Output every line exactly as written. Leave out pictures.

# # #

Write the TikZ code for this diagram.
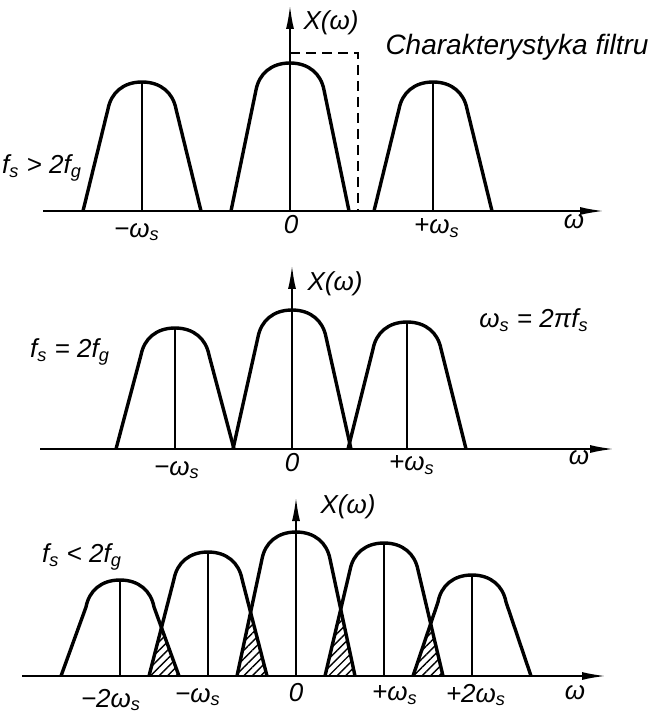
\documentclass[tikz,border=0pt]{standalone}
\usepackage{fontspec}
\setmainfont{Liberation Sans}
\usepackage{tikz}
\usetikzlibrary{arrows.meta, patterns.meta}

\tikzset{
	axis/.style={line width=1pt, -{Latex[length=12pt,width=4pt]}},
	bump/.style={line width=1.7pt, line join=round},
	mid/.style={line width=0.7pt},
	filter/.style={line width=1.1pt, dash pattern=on 5pt off 3pt},
	hatch/.style={pattern={Lines[angle=45,distance=3pt,line width=0.7pt]}},
	lbl/.style={font=\fontsize{13}{15}\selectfont\itshape, inner sep=0pt},
}
% one copy of the spectrum: centre, base, top of the dome
\newcommand{\specbump}[3]{%
	\draw[bump] (#1-59,#2) -- (#1-34,#3+27)
		.. controls (#1-31,#3+11) and (#1-19,#3) .. (#1,#3)
		.. controls (#1+19,#3) and (#1+31,#3+11) .. (#1+34,#3+27)
		-- (#1+59,#2);
	\draw[mid] (#1,#2) -- (#1,#3);
}
% overlap of two neighbouring copies: left centre, left top, right centre, right top, base
\newcommand{\overlap}[5]{%
	\coordinate (la) at (#1+59,#5);
	\coordinate (lb) at (#1+34,#2+27);
	\coordinate (ra) at (#3-59,#5);
	\coordinate (rb) at (#3-34,#4+27);
	\fill[hatch] (la) -- (intersection of la--lb and ra--rb) -- (ra) -- cycle;
}

\begin{document}
\begin{tikzpicture}[x=0.5pt,y=-0.5pt]
	\useasboundingbox (0,0) rectangle (654,716);

	% f_s > 2f_g
	\coordinate (h1s) at (43,211);
	\coordinate (h1e) at (604,211);
	\coordinate (v1s) at (290,211);
	\coordinate (v1e) at (290,5);
	\specbump{142}{211}{82}
	\specbump{290}{211}{63}
	\specbump{433}{211}{82}
	\draw[axis] (h1s) -- (h1e);
	\draw[axis] (v1s) -- (v1e);
	\coordinate (fa) at (290,53);
	\coordinate (fb) at (358,53);
	\coordinate (fc) at (358,211);
	\draw[filter] (fa) -- (fb) -- (fc);
	\node[lbl] (xw1) at (331,23) {X(ω)};
	\node[lbl, font=\fontsize{14}{16}\selectfont\itshape] (filt) at (517,47) {Charakterystyka filtru};
	\node[lbl] (cond1) at (42,168) {f\textsubscript{s} > 2f\textsubscript{g}};
	\node[lbl] (m1) at (137,232) {−ω\textsubscript{s}};
	\node[lbl] (z1) at (291,225) {0};
	\node[lbl] (p1) at (437,228) {+ω\textsubscript{s}};
	\node[lbl] (w1) at (574,222) {ω};

	% f_s = 2f_g
	\coordinate (h2s) at (40,449);
	\coordinate (h2e) at (614,449);
	\coordinate (v2s) at (292,449);
	\coordinate (v2e) at (292,265);
	\specbump{175}{449}{328}
	\specbump{292}{449}{310}
	\specbump{407}{449}{322}
	\draw[axis] (h2s) -- (h2e);
	\draw[axis] (v2s) -- (v2e);
	\node[lbl] (xw2) at (335,284) {X(ω)};
	\node[lbl] (ws) at (534,320) {ω\textsubscript{s} = 2πf\textsubscript{s}};
	\node[lbl] (cond2) at (70,352) {f\textsubscript{s} = 2f\textsubscript{g}};
	\node[lbl] (m2) at (177,470) {−ω\textsubscript{s}};
	\node[lbl] (z2) at (292,463) {0};
	\node[lbl] (p2) at (412,465) {+ω\textsubscript{s}};
	\node[lbl] (w2) at (579,458) {ω};

	% f_s < 2f_g
	\coordinate (h3s) at (22,676);
	\coordinate (h3e) at (606,676);
	\coordinate (v3s) at (296,676);
	\coordinate (v3e) at (296,497);
	\overlap{120}{580}{208}{552}{676}
	\overlap{208}{552}{296}{532}{676}
	\overlap{296}{532}{384}{543}{676}
	\overlap{384}{543}{472}{575}{676}
	\specbump{120}{676}{580}
	\specbump{208}{676}{552}
	\specbump{296}{676}{532}
	\specbump{384}{676}{543}
	\specbump{472}{676}{575}
	\draw[axis] (h3s) -- (h3e);
	\draw[axis] (v3s) -- (v3e);
	\node[lbl] (xw3) at (348,507) {X(ω)};
	\node[lbl] (cond3) at (82,557) {f\textsubscript{s} < 2f\textsubscript{g}};
	\node[lbl] (mm3) at (111,700) {−2ω\textsubscript{s}};
	\node[lbl] (m3) at (198,697) {−ω\textsubscript{s}};
	\node[lbl] (z3) at (296,693) {0};
	\node[lbl] (p3) at (395,695) {+ω\textsubscript{s}};
	\node[lbl] (pp3) at (476,695) {+2ω\textsubscript{s}};
	\node[lbl] (w3) at (575,693) {ω};
\end{tikzpicture}
\end{document}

# # #

Written answer:
Write the TikZ code for this diagram.
\documentclass[tikz,border=0pt]{standalone}
\usepackage{fontspec}
\setmainfont{Liberation Sans}
\usepackage{tikz}
\usetikzlibrary{arrows.meta, patterns.meta}

\tikzset{
	axis/.style={line width=1pt, -{Latex[length=12pt,width=4pt]}},
	bump/.style={line width=1.7pt, line join=round},
	mid/.style={line width=0.7pt},
	filter/.style={line width=1.1pt, dash pattern=on 5pt off 3pt},
	hatch/.style={pattern={Lines[angle=45,distance=3pt,line width=0.7pt]}},
	lbl/.style={font=\fontsize{13}{15}\selectfont\itshape, inner sep=0pt},
}
% one copy of the spectrum: centre, base, top of the dome
\newcommand{\specbump}[3]{%
	\draw[bump] (#1-59,#2) -- (#1-34,#3+27)
		.. controls (#1-31,#3+11) and (#1-19,#3) .. (#1,#3)
		.. controls (#1+19,#3) and (#1+31,#3+11) .. (#1+34,#3+27)
		-- (#1+59,#2);
	\draw[mid] (#1,#2) -- (#1,#3);
}
% overlap of two neighbouring copies: left centre, left top, right centre, right top, base
\newcommand{\overlap}[5]{%
	\coordinate (la) at (#1+59,#5);
	\coordinate (lb) at (#1+34,#2+27);
	\coordinate (ra) at (#3-59,#5);
	\coordinate (rb) at (#3-34,#4+27);
	\fill[hatch] (la) -- (intersection of la--lb and ra--rb) -- (ra) -- cycle;
}

\begin{document}
\begin{tikzpicture}[x=0.5pt,y=-0.5pt]
	\useasboundingbox (0,0) rectangle (654,716);

	% f_s > 2f_g
	\coordinate (h1s) at (43,211);
	\coordinate (h1e) at (604,211);
	\coordinate (v1s) at (290,211);
	\coordinate (v1e) at (290,5);
	\specbump{142}{211}{82}
	\specbump{290}{211}{63}
	\specbump{433}{211}{82}
	\draw[axis] (h1s) -- (h1e);
	\draw[axis] (v1s) -- (v1e);
	\coordinate (fa) at (290,53);
	\coordinate (fb) at (358,53);
	\coordinate (fc) at (358,211);
	\draw[filter] (fa) -- (fb) -- (fc);
	\node[lbl] (xw1) at (331,23) {X(ω)};
	\node[lbl, font=\fontsize{14}{16}\selectfont\itshape] (filt) at (517,47) {Charakterystyka filtru};
	\node[lbl] (cond1) at (42,168) {f\textsubscript{s} > 2f\textsubscript{g}};
	\node[lbl] (m1) at (137,232) {−ω\textsubscript{s}};
	\node[lbl] (z1) at (291,225) {0};
	\node[lbl] (p1) at (437,228) {+ω\textsubscript{s}};
	\node[lbl] (w1) at (574,222) {ω};

	% f_s = 2f_g
	\coordinate (h2s) at (40,449);
	\coordinate (h2e) at (614,449);
	\coordinate (v2s) at (292,449);
	\coordinate (v2e) at (292,265);
	\specbump{175}{449}{328}
	\specbump{292}{449}{310}
	\specbump{407}{449}{322}
	\draw[axis] (h2s) -- (h2e);
	\draw[axis] (v2s) -- (v2e);
	\node[lbl] (xw2) at (335,284) {X(ω)};
	\node[lbl] (ws) at (534,320) {ω\textsubscript{s} = 2πf\textsubscript{s}};
	\node[lbl] (cond2) at (70,352) {f\textsubscript{s} = 2f\textsubscript{g}};
	\node[lbl] (m2) at (177,470) {−ω\textsubscript{s}};
	\node[lbl] (z2) at (292,463) {0};
	\node[lbl] (p2) at (412,465) {+ω\textsubscript{s}};
	\node[lbl] (w2) at (579,458) {ω};

	% f_s < 2f_g
	\coordinate (h3s) at (22,676);
	\coordinate (h3e) at (606,676);
	\coordinate (v3s) at (296,676);
	\coordinate (v3e) at (296,497);
	\overlap{120}{580}{208}{552}{676}
	\overlap{208}{552}{296}{532}{676}
	\overlap{296}{532}{384}{543}{676}
	\overlap{384}{543}{472}{575}{676}
	\specbump{120}{676}{580}
	\specbump{208}{676}{552}
	\specbump{296}{676}{532}
	\specbump{384}{676}{543}
	\specbump{472}{676}{575}
	\draw[axis] (h3s) -- (h3e);
	\draw[axis] (v3s) -- (v3e);
	\node[lbl] (xw3) at (348,507) {X(ω)};
	\node[lbl] (cond3) at (82,557) {f\textsubscript{s} < 2f\textsubscript{g}};
	\node[lbl] (mm3) at (111,700) {−2ω\textsubscript{s}};
	\node[lbl] (m3) at (198,697) {−ω\textsubscript{s}};
	\node[lbl] (z3) at (296,693) {0};
	\node[lbl] (p3) at (395,695) {+ω\textsubscript{s}};
	\node[lbl] (pp3) at (476,695) {+2ω\textsubscript{s}};
	\node[lbl] (w3) at (575,693) {ω};
\end{tikzpicture}
\end{document}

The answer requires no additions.